I’m reading ‘Free‘ by Chris Anderson today. It makes for an interesting read and, while there are plenty of things to disagree with, it does provide a very thought-provoking framing of the novel economics of the information revolution.
One of the counter-intuitive economic models discussed in Free is, as VC Fred Wilson of Union Square Ventures puts it, the “zero billion dollar business.” This refers to a new market entrant that, as a result of greatly improved efficiencies, is able to rely on a fraction of the revenues that the market leaders need to operate. Craiglist did this in the classifieds space and Microsoft, and then Wikipedia, did it to the encyclopdia markets.
For example, Craiglist has virtually wiped out the previously lucrative classifieds market in which the largest newspapers enjoyed dominant positions. Indeed the largely no-charge Craiglist service has been ‘blamed’ for sucking in the region of $30 billion out of newspaper stock-market valuations in the US, and yet Craiglist only generates a tiny fraction of this lost value in revenues, in the order of tens of millions of dollars per annum, to cover its own operational costs. Where did the missing money go to? It certainly didn’t remain in the marketplace — one of the reasons why the newspaper industry is on the verge of collapse today — but instead it has been re-distributed through the much larger ecosystem that Craiglist has created. The scale of Craiglist today (about 60m users per month) leads directly to greatly improved supply/demand matching and improved outcomes for the relevant parties. For example, home buyers enjoy a more complete real-estate picture while sellers benefit from a larger audience, and together this has the potntial to create a more efficient property market. Likewise, for Craiglist’s jobseekers and employers.
Something similar happened in the early 1990’s to the billion dolar encyclopedia market, dominated by Brittanica, when Microsoft launched their $99 Encarta as CD-ROM competition for the $1,000+ paper based Encyclopedia Brittanica. By the seond half of the 90’s, once Microfsoft had taken boosted Encarta’s quality, Britannica’s sales had been cut in half and about $600 million dollars had been taken out of the Encyclopedia market per annum. Meanwhile, Microsoft were generating revenues of about $100 million from Encarta sales.

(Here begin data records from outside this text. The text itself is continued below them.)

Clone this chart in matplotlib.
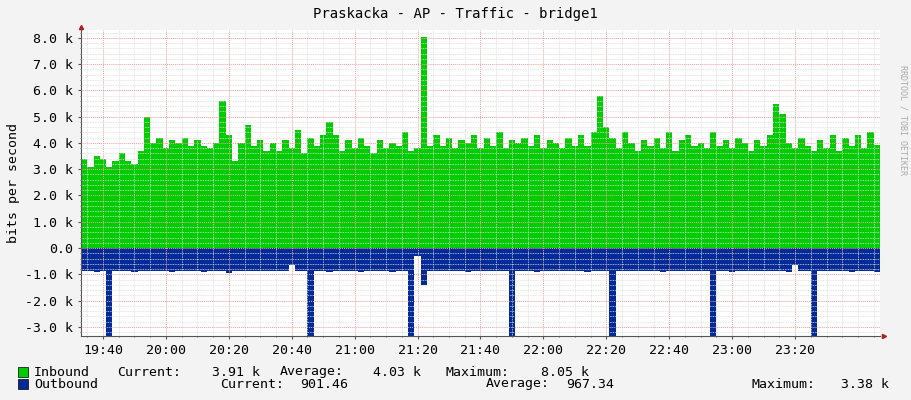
import matplotlib
matplotlib.use("Agg")
import matplotlib.pyplot as plt
import numpy as np

inbound = [3.4,3.1,3.5,3.4,3.1,3.3,3.6,3.3,3.2,3.7,
           5.0,4.0,4.2,3.8,4.1,4.0,4.2,3.9,4.1,3.9,
           3.8,4.0,5.6,4.3,3.3,4.0,4.7,3.9,4.1,3.7,
           4.0,3.7,4.1,3.8,4.5,3.6,4.2,3.9,4.3,4.8,
           4.3,3.7,4.1,3.8,4.2,3.9,3.6,4.1,3.8,4.0,
           3.9,4.4,3.7,3.8,8.05,3.9,4.3,3.9,4.2,3.8,
           4.1,4.0,4.3,3.8,4.2,3.9,4.4,3.8,4.1,4.0,
           4.2,3.9,4.3,3.8,4.1,4.0,3.8,4.2,3.9,4.3,
           3.9,4.4,5.8,4.6,4.2,3.8,4.4,4.0,3.7,4.1,
           3.9,4.2,3.8,4.4,3.7,4.1,4.3,3.9,4.0,3.8,
           4.4,3.9,4.1,3.8,4.2,4.0,3.7,4.1,3.9,4.3,
           5.5,5.1,4.0,3.8,4.2,3.9,3.7,4.1,3.8,4.3,
           3.7,4.2,3.9,4.3,3.8,4.4,3.91]
outbound = [0.88,0.88,0.90,0.88,3.38,0.88,0.87,0.88,0.90,0.88,
            0.88,0.87,0.88,0.88,0.92,0.88,0.88,0.88,0.87,0.90,
            0.88,0.88,0.88,0.95,0.88,0.87,0.88,0.88,0.88,0.87,
            0.88,0.88,0.88,0.65,0.88,0.88,3.38,0.88,0.88,0.90,
            0.88,0.88,0.87,0.88,0.92,0.88,0.88,0.88,0.88,0.90,
            0.88,0.88,3.38,0.30,1.40,0.88,0.88,0.88,0.87,0.88,
            0.88,0.90,0.88,0.88,0.88,0.87,0.88,0.88,3.38,0.88,
            0.88,0.88,0.90,0.88,0.88,0.87,0.88,0.88,0.88,0.88,
            0.90,0.88,0.88,0.88,3.38,0.88,0.88,0.87,0.88,0.88,
            0.88,0.88,0.90,0.88,0.88,0.88,0.87,0.88,0.88,0.88,
            3.38,0.88,0.88,0.90,0.88,0.88,0.87,0.88,0.88,0.88,
            0.88,0.88,0.90,0.65,0.88,0.88,3.38,0.88,0.88,0.88,
            0.88,0.88,0.90,0.88,0.88,0.88,0.90146]
tick_labels = ["19:40","20:00","20:20","20:40","21:00","21:20","21:40",
               "22:00","22:20","22:40","23:00","23:20"]
ytick_labels = ["-3.0 k","-2.0 k","-1.0 k","0.0","1.0 k","2.0 k","3.0 k",
                "4.0 k","5.0 k","6.0 k","7.0 k","8.0 k"]

W, H = 911, 400
fig = plt.figure(figsize=(W/100, H/100), dpi=100, facecolor="#F3F3F3")
plt.rcParams['font.family'] = ['DejaVu Sans Mono']
ax = fig.add_axes([81/W, 1-336/H, (880-81)/W, (336-30)/H])
ax.set_facecolor("white")

t = np.arange(len(inbound)) * 2.0  # minutes from 19:33
t_edges = np.append(t, t[-1] + 2)
inb = np.append(inbound, inbound[-1])
outb = -np.append(outbound, outbound[-1])
ax.fill_between(t_edges, 0, inb, step="post", color="#00CC00", lw=0)
ax.fill_between(t_edges, 0, outb, step="post", color="#002A97", lw=0)

ax.set_xlim(0, 254)
ax.set_ylim(-3.35, 8.3)

ax.set_xticks(np.arange(len(tick_labels)) * 20 + 7)
ax.set_xticklabels(tick_labels)
ax.set_xticks(np.arange(2, 254, 5), minor=True)
ax.set_yticks(np.arange(-3, 9, 1.0))
ax.set_yticklabels(ytick_labels)
ax.set_yticks(np.arange(-3.2, 8.3, 0.2), minor=True)
ax.grid(which="minor", color="#DDDDDD", ls=(0, (1, 1)), lw=0.6)
ax.grid(which="major", color="#F0A0A0", ls=(0, (1, 1)), lw=0.7)
ax.set_axisbelow(False)
ax.tick_params(which="both", length=2, labelsize=9.5, color="#555555")
ax.tick_params(which="minor", length=1)
for s in ["top", "right"]:
    ax.spines[s].set_visible(False)
for s in ["left", "bottom"]:
    ax.spines[s].set_color("#555555")
ax.plot([1.005], [0], ">", transform=ax.transAxes, color="#AA2222", ms=3, clip_on=False)
ax.plot([0], [1.01], "^", transform=ax.transAxes, color="#AA2222", ms=3, clip_on=False)
ax.set_ylabel("bits per second", fontsize=9.5, labelpad=4)

fig.text(455/W, 1-14/H, "Praskacka - AP - Traffic - bridge1", ha="center", va="center", fontsize=10)
fig.text(903/W, 1-120/H, "RRDTOOL / TOBI OETIKER", rotation=270, ha="center", va="center",
         fontsize=6, color="#AAAAAA")

def txt(x, y, s):
    fig.text(x/W, 1-y/H, s, ha="left", va="center", fontsize=9.5)
for (y, col) in [(372, "#00CC00"), (384, "#002A97")]:
    fig.patches.append(plt.Rectangle((18/W, 1-(y+5)/H), 10/W, 10/H, transform=fig.transFigure,
                                     facecolor=col, edgecolor="black", lw=0.5))
txt(34, 372, "Inbound"); txt(117, 372, "Current:"); txt(212, 372, "3.91 k")
txt(280, 372, "Average:"); txt(373, 372, "4.03 k"); txt(446, 372, "Maximum:"); txt(541, 372, "8.05 k")
txt(34, 384, "Outbound"); txt(220, 384, "Current:"); txt(300, 384, "901.46")
txt(486, 384, "Average:"); txt(566, 384, "967.34"); txt(751, 384, "Maximum:"); txt(841, 384, "3.38 k")

fig.savefig("out.png", dpi=100, facecolor=fig.get_facecolor())
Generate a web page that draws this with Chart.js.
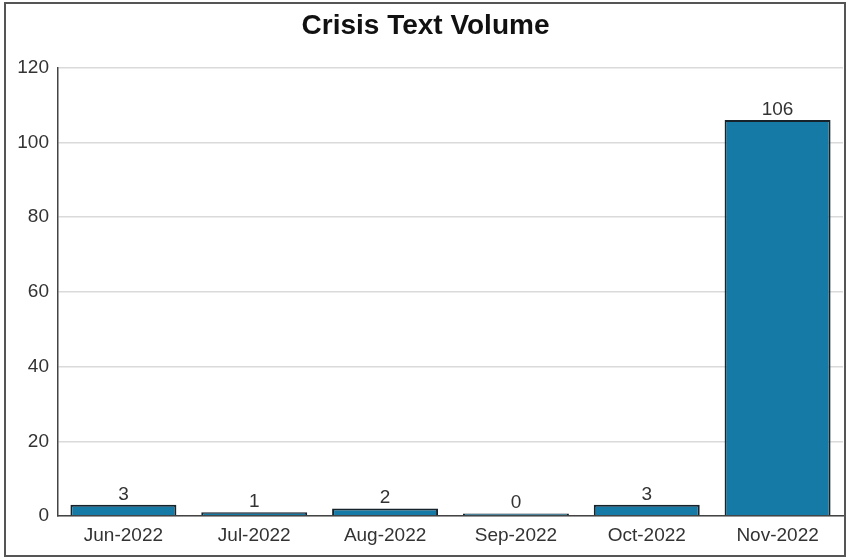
<!DOCTYPE html>
<html>
<head>
<meta charset="utf-8">
<title>Crisis Text Volume</title>
<script src="https://cdn.jsdelivr.net/npm/chart.js@4"></script>
<style>
  body { margin: 0; background: #fff; }
  #wrap { width: 850px; height: 560px; }
</style>
</head>
<body>
<div id="wrap"><canvas id="volChart" width="850" height="560"></canvas></div>
<script>
const months = ["Jun-2022", "Jul-2022", "Aug-2022", "Sep-2022", "Oct-2022", "Nov-2022"];
const textCounts = [3, 1, 2, 0, 3, 106];
const yTicks = [0, 20, 40, 60, 80, 100, 120];

const FONT = "'Liberation Sans', Arial, sans-serif";

// numbers above each bar
const barLabels = {
  id: 'barLabels',
  afterDatasetsDraw(chart) {
    const ctx = chart.ctx;
    const meta = chart.getDatasetMeta(0);
    ctx.save();
    ctx.font = "19px " + FONT;
    ctx.fillStyle = "#333";
    ctx.textAlign = "center";
    ctx.textBaseline = "bottom";
    meta.data.forEach((bar, i) => {
      const top = chart.scales.y.getPixelForValue(textCounts[i]);
      ctx.fillText(String(textCounts[i]), bar.x, Math.min(top, bar.y) - 1);
    });
    ctx.restore();
  }
};

// frame around the whole figure
const frame = {
  id: 'frame',
  afterDraw(chart) {
    const ctx = chart.ctx;
    ctx.save();
    ctx.strokeStyle = "#555";
    ctx.lineWidth = 2;
    ctx.strokeRect(5, 3, 840, 553);
    ctx.restore();
  }
};

let ctx = document.getElementById("volChart").getContext("2d");
new Chart(ctx, {
  type: 'bar',
  data: {
    labels: months,
    datasets: [{
      label: 'Crisis texts',
      data: textCounts,
      backgroundColor: "#157aa6",
      borderColor: "#17232b",
      borderWidth: 2,
      minBarLength: 2.5,
      categoryPercentage: 0.81,
      barPercentage: 1
    }]
  },
  options: {
    responsive: false,
    animation: false,
    layout: { padding: { left: 8, right: 7, top: 6, bottom: 4 } },
    plugins: {
      legend: { display: false },
      tooltip: { enabled: false },
      title: {
        display: true,
        text: "Crisis Text Volume",
        color: "#111",
        font: { family: FONT, size: 28, weight: 'bold' },
        padding: { top: 3, bottom: 25 }
      }
    },
    scales: {
      x: {
        grid: { display: false, drawTicks: false },
        border: { display: true, color: "#444", width: 1.5 },
        ticks: { color: "#333", font: { family: FONT, size: 19 }, padding: 8 },
        afterFit(scale) { scale.height = 40; }
      },
      y: {
        min: 0,
        max: 120,
        grid: { color: "#dadada", lineWidth: 1.5, drawTicks: false },
        border: { display: true, color: "#444", width: 1.5 },
        afterBuildTicks(scale) { scale.ticks = yTicks.map(v => ({ value: v })); },
        ticks: { color: "#333", font: { family: FONT, size: 19 }, padding: 9 },
        afterFit(scale) { scale.width = 50; }
      }
    }
  },
  plugins: [barLabels, frame]
});
</script>
</body>
</html>
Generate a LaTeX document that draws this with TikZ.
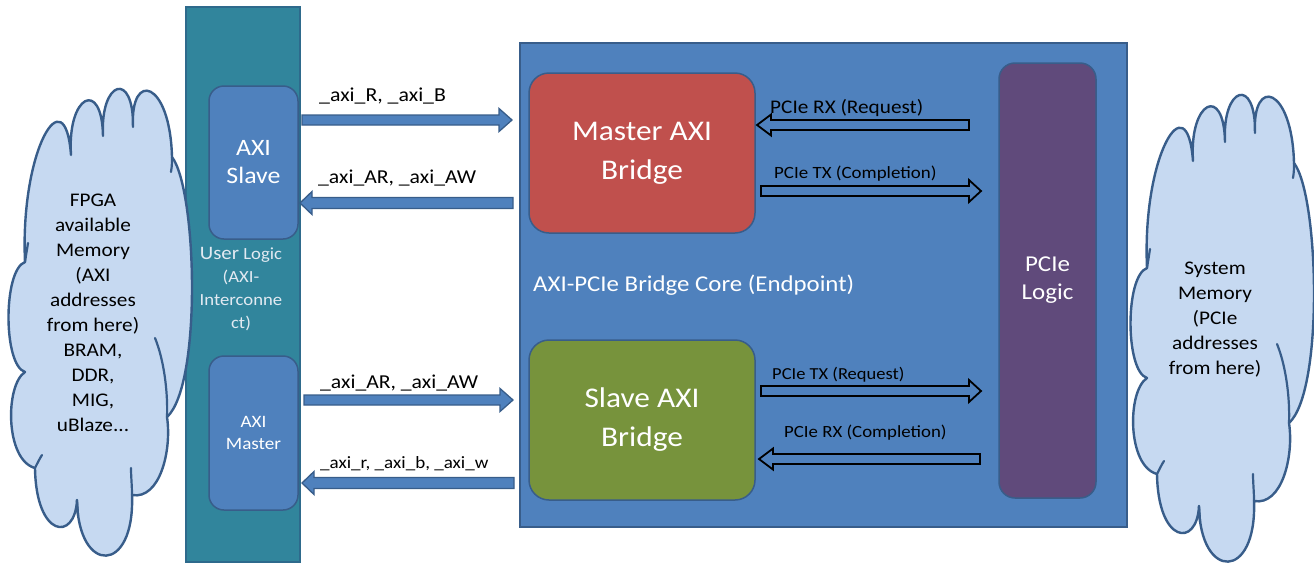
\documentclass[tikz,border=0pt]{standalone}
\usepackage{fontspec}
\setmainfont{Carlito}[FakeStretch=1.1]
\usetikzlibrary{calc}
\definecolor{tealf}{HTML}{31859C}
\definecolor{tealb}{HTML}{2E6A8C}
\definecolor{bluef}{HTML}{4F81BD}
\definecolor{blueb}{HTML}{385D8A}
\definecolor{redf}{HTML}{C0504D}
\definecolor{greenf}{HTML}{77933C}
\definecolor{purplef}{HTML}{604A7B}
\definecolor{cloudf}{HTML}{C6D9F1}
\definecolor{ultext}{HTML}{E2EAF2}
\newcommand\blockarrow[6][]{%
  \draw[#1] let \p1=(#2), \p2=(#3), \n1={sign(\x2-\x1)} in
    (\x1,{\y1+#4}) -- ({\x2-(\n1)*#6},{\y1+#4}) -- ({\x2-(\n1)*#6},{\y1+#5}) -- (\x2,\y1)
    -- ({\x2-(\n1)*#6},{\y1-#5}) -- ({\x2-(\n1)*#6},{\y1-#4}) -- (\x1,{\y1-#4}) -- cycle;}
\newcommand\memcloud[1]{%
  \begin{scope}[shift={#1}]
    \filldraw[fill=cloudf, draw=blueb, line width=2.4pt, line join=round]
      (25,262) .. controls (20,150) and (65,75) .. (71,155)
      .. controls (67,95) and (102,78) .. (103,136)
      .. controls (100,80) and (134,70) .. (133,127)
      .. controls (130,70) and (170,80) .. (172,157)
      .. controls (197,190) and (202,385) .. (167,417)
      .. controls (172,450) and (160,500) .. (132,495)
      .. controls (135,575) and (78,575) .. (77,500)
      .. controls (75,542) and (36,538) .. (35,468)
      .. controls (5,460) and (5,385) .. (25,372)
      .. controls (3,365) and (3,270) .. (25,262) -- cycle;
    \draw[draw=blueb, line width=2.2pt, line cap=round]
      (155,338) .. controls (164,360) and (168,392) .. (167,417)
      (25,262) .. controls (26,255) and (27,250) .. (28,243)
      (172,157) .. controls (172,162) and (172,166) .. (171,172)
      (132,495) .. controls (132,485) and (131,477) .. (131,468)
      (77,500) .. controls (77,505) and (78,510) .. (78,516)
      (35,468) .. controls (38,462) and (40,458) .. (42,455);
  \end{scope}}
\begin{document}
\begin{tikzpicture}[x=1pt,y=-1pt,
  rbox/.style={draw=blueb, line width=1.5pt, inner sep=0pt, text=white, align=center},
  bigfont/.style={font=\fontsize{28.5}{39}\selectfont},
  bluearr/.style={fill=bluef, draw=blueb, line width=1.3pt},
  blackarr/.style={fill=bluef, draw=black, line width=1.8pt},
  lbl/.style={inner sep=0pt, anchor=base west, text=black},
  memtext/.style={inner sep=0pt, align=center, text=black}]
\useasboundingbox (0,0) rectangle (1314,563);

% User logic column
\node[rbox, draw=tealb, fill=tealf, minimum width=114pt, minimum height=555pt] (col) at (243,284.5) {};
\node[rbox, fill=bluef, rounded corners=15pt, minimum width=89pt, minimum height=153pt,
      font=\fontsize{23.5}{28}\selectfont] (axis) at (253.5,162.5) {AXI\\Slave};
\node[rbox, fill=bluef, rounded corners=15pt, minimum width=89pt, minimum height=154pt,
      font=\fontsize{17.4}{22}\selectfont] (axim) at (253.5,433) {AXI\\Master};
\node[inner sep=0pt, align=center, text=ultext, font=\fontsize{17}{23}\selectfont] (ultxt) at (241,289)
  {{\fontsize{19}{23}\selectfont User} Logic\\(AXI-\\Interconne\\ct)};

% left cloud
\memcloud{(0,0)}
\node[memtext, font=\fontsize{19.3}{25}\selectfont] (fpgatxt) at (93,313)
  {FPGA\\available\\Memory\\(AXI\\addresses\\from here)\\BRAM,\\DDR,\\MIG,\\uBlaze...};

% core
\node[rbox, fill=bluef, minimum width=607pt, minimum height=484pt] (core) at (823.5,285) {};
\node[rbox, fill=redf, rounded corners=20pt, minimum width=226pt, minimum height=160pt, bigfont] (mab) at (642,153) {Master AXI\\Bridge};
\node[rbox, fill=greenf, rounded corners=20pt, minimum width=226pt, minimum height=160pt, bigfont] (sab) at (642,420) {Slave AXI\\Bridge};
\node[rbox, fill=purplef, rounded corners=16pt, minimum width=97pt, minimum height=435pt,
      font=\fontsize{22.7}{28}\selectfont] (pcie) at (1047.5,280.5) {PCIe\\Logic};
\node[lbl, text=white, font=\fontsize{22.6}{26}\selectfont] (coretxt) at (533,291) {AXI-PCIe Bridge Core (Endpoint)};

% arrow end points
\coordinate (a1s) at (302,120); \coordinate (a1e) at (512,120);
\coordinate (a2s) at (513,203); \coordinate (a2e) at (300,203);
\coordinate (a3s) at (304,400); \coordinate (a3e) at (513,400);
\coordinate (a4s) at (514,483); \coordinate (a4e) at (302,483);
\coordinate (b1s) at (969,125); \coordinate (b1e) at (757,125);
\coordinate (b2s) at (761,191); \coordinate (b2e) at (981,191);
\coordinate (b3s) at (761,391); \coordinate (b3e) at (981,391);
\coordinate (b4s) at (980,459); \coordinate (b4e) at (759,459);

\blockarrow[bluearr]{a1s}{a1e}{5pt}{11.5pt}{13pt}
\blockarrow[bluearr]{a2s}{a2e}{5.5pt}{11.5pt}{12pt}
\blockarrow[bluearr]{a3s}{a3e}{5pt}{11.5pt}{13pt}
\blockarrow[bluearr]{a4s}{a4e}{5.5pt}{11.5pt}{12pt}
\blockarrow[blackarr]{b1s}{b1e}{5pt}{10.5pt}{14pt}
\blockarrow[blackarr]{b2s}{b2e}{5pt}{11pt}{12pt}
\blockarrow[blackarr]{b3s}{b3e}{5pt}{11pt}{12pt}
\blockarrow[blackarr]{b4s}{b4e}{5pt}{10.5pt}{14pt}

% arrow labels
\node[lbl, font=\fontsize{19.8}{22}\selectfont] (l1) at (319,101) {\_axi\_R, \_axi\_B};
\node[lbl, font=\fontsize{19.7}{22}\selectfont] (l2) at (318,183) {\_axi\_AR, \_axi\_AW};
\node[lbl, font=\fontsize{19.7}{22}\selectfont] (l3) at (320,388) {\_axi\_AR, \_axi\_AW};
\node[lbl, font=\fontsize{17.3}{20}\selectfont] (l4) at (320,468) {\_axi\_r, \_axi\_b, \_axi\_w};
\node[lbl, font=\fontsize{19.3}{22}\selectfont] (m1) at (770,113) {PCIe RX (Request)};
\node[lbl, font=\fontsize{17.2}{20}\selectfont] (m2) at (774,178) {PCIe TX (Completion)};
\node[lbl, font=\fontsize{16.8}{20}\selectfont] (m3) at (772,379) {PCIe TX (Request)};
\node[lbl, font=\fontsize{17.1}{20}\selectfont] (m4) at (784,437) {PCIe RX (Completion)};

% right cloud
\memcloud{(1122,6)}
\node[memtext, font=\fontsize{19.3}{25}\selectfont] (sysmtxt) at (1215,320)
  {System\\Memory\\(PCIe\\addresses\\from here)};
\end{tikzpicture}
\end{document}
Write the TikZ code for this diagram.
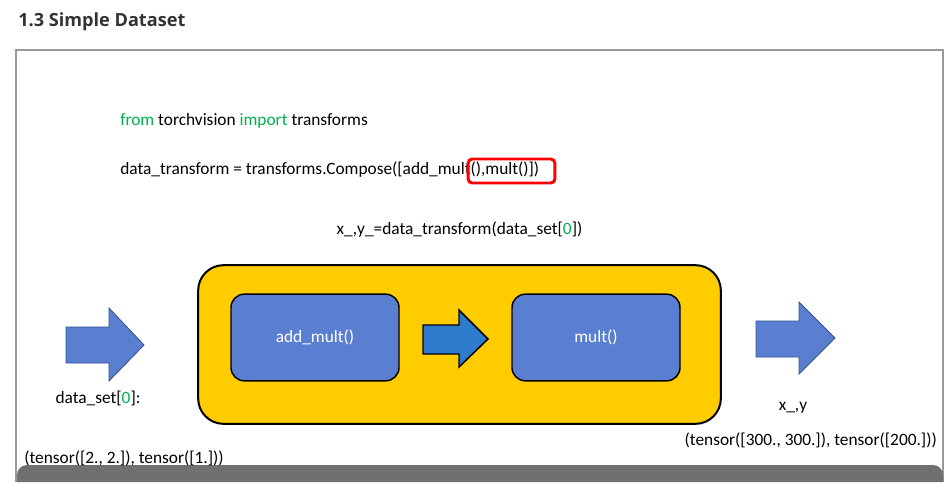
\documentclass[tikz,border=0pt]{standalone}
\usepackage{fontspec}
\setmainfont{Carlito}
\newfontfamily\titlefont{Open Sans}
\usetikzlibrary{positioning}

\definecolor{pipeyellow}{HTML}{FFCC00}
\definecolor{fnblue}{HTML}{5B7FD0}
\definecolor{midblue}{HTML}{2E7ACB}
\definecolor{arrline}{HTML}{2F528F}
\definecolor{kwgreen}{HTML}{00B050}
\definecolor{framegray}{HTML}{999999}
\definecolor{bargray}{HTML}{707070}
\definecolor{titlegray}{HTML}{333333}

\begin{document}
\begin{tikzpicture}[x=0.75pt, y=-0.75pt,
  txt/.style={font=\fontsize{13pt}{15pt}\selectfont, inner sep=0pt},
  code/.style={txt, anchor=west},
  pipe/.style={draw=black, line width=1.5pt, fill=pipeyellow, rounded corners=19pt,
               minimum width=392pt, minimum height=119pt},
  fn/.style={txt, draw=black, line width=1.1pt, fill=fnblue, rounded corners=10pt,
             minimum width=126pt, minimum height=65pt, text=white},
  hl/.style={draw=red, line width=2.2pt, rounded corners=3pt,
             minimum width=65pt, minimum height=18pt},
  blockarr/.style={draw=arrline, line width=0.6pt, fill=fnblue},
  midarr/.style={draw=black, line width=1.1pt, fill=midblue}
]
\useasboundingbox (0,0) rectangle (948,482);

%% ── frame ───────────────────────────────────────────────────────────────
\node[anchor=west, inner sep=0pt, text=titlegray,
      font=\titlefont\bfseries\fontsize{13.6pt}{16pt}\selectfont]
      (title) at (18,22) {1.3 Simple Dataset};
\draw[framegray, line width=1.5pt] (16,482) -- (16,50) -- (943,50) -- (943,482);
\fill[bargray] (17,482) [rounded corners=7.5pt] -- (17,465) -- (943,465)
      [sharp corners] -- (943,482) -- cycle;

%% ── code lines ──────────────────────────────────────────────────────────
\node[code] (imp) at (120,121)
  {{\color{kwgreen}from} torchvision {\color{kwgreen}import} transforms};
\node[code] (comp) at (120,170)
  {data\_transform = transforms.Compose([add\_mult(),mult()])};
\node[hl] (hlbox) at (511.5,171) {};
\node[txt] (call) at (459.5,230)
  {x\_,y\_=data\_transform(data\_set[{\color{kwgreen}0}])};

%% ── transform pipeline ──────────────────────────────────────────────────
\node[pipe] (compose) at (459.5,344.5) {};
\node[fn] (addmult) at (315,337.5) {add\_mult()};
\node[fn] (mult)    at (596,337.5) {mult()};

% arrows
\draw[blockarr] (66,327) -- (109,327) -- (109,308) -- (144,345)
                -- (109,381) -- (109,363) -- (66,363) -- cycle;
\draw[midarr]   (423,325) -- (459,325) -- (459,310) -- (488,339)
                -- (459,367) -- (459,354) -- (423,354) -- cycle;
\draw[blockarr] (756,321) -- (799,321) -- (799,302) -- (835,338)
                -- (799,374) -- (799,357) -- (756,357) -- cycle;

%% ── input / output labels ───────────────────────────────────────────────
\node[txt] (inlbl)  at (98,398) {data\_set[{\color{kwgreen}0}]:};
\node[txt] (outlbl) at (793,408) {x\_,y};
\node[code] (inval) at (24,458) {(tensor([2., 2.]), tensor([1.]))};
\node[txt, anchor=east] (outval) at (937,440)
  {(tensor([300., 300.]), tensor([200.]))};

\end{tikzpicture}
\end{document}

Economists view these as examples of assymetric competition. In both cases new entrants make money by shrinking an existing market with a disruptive new proposition. In the case of Microsoft, for every dollar they earned, they shrunk the encyclopedia market by 6 dollars. And of course today we known that Wikipedia has further insulted the ecyclopedia market by shrinking the market even further. This year Microsoft discontinued Encarta and Wikipedia doesn’t make a penny as it takes millions of dollars away from Britanica.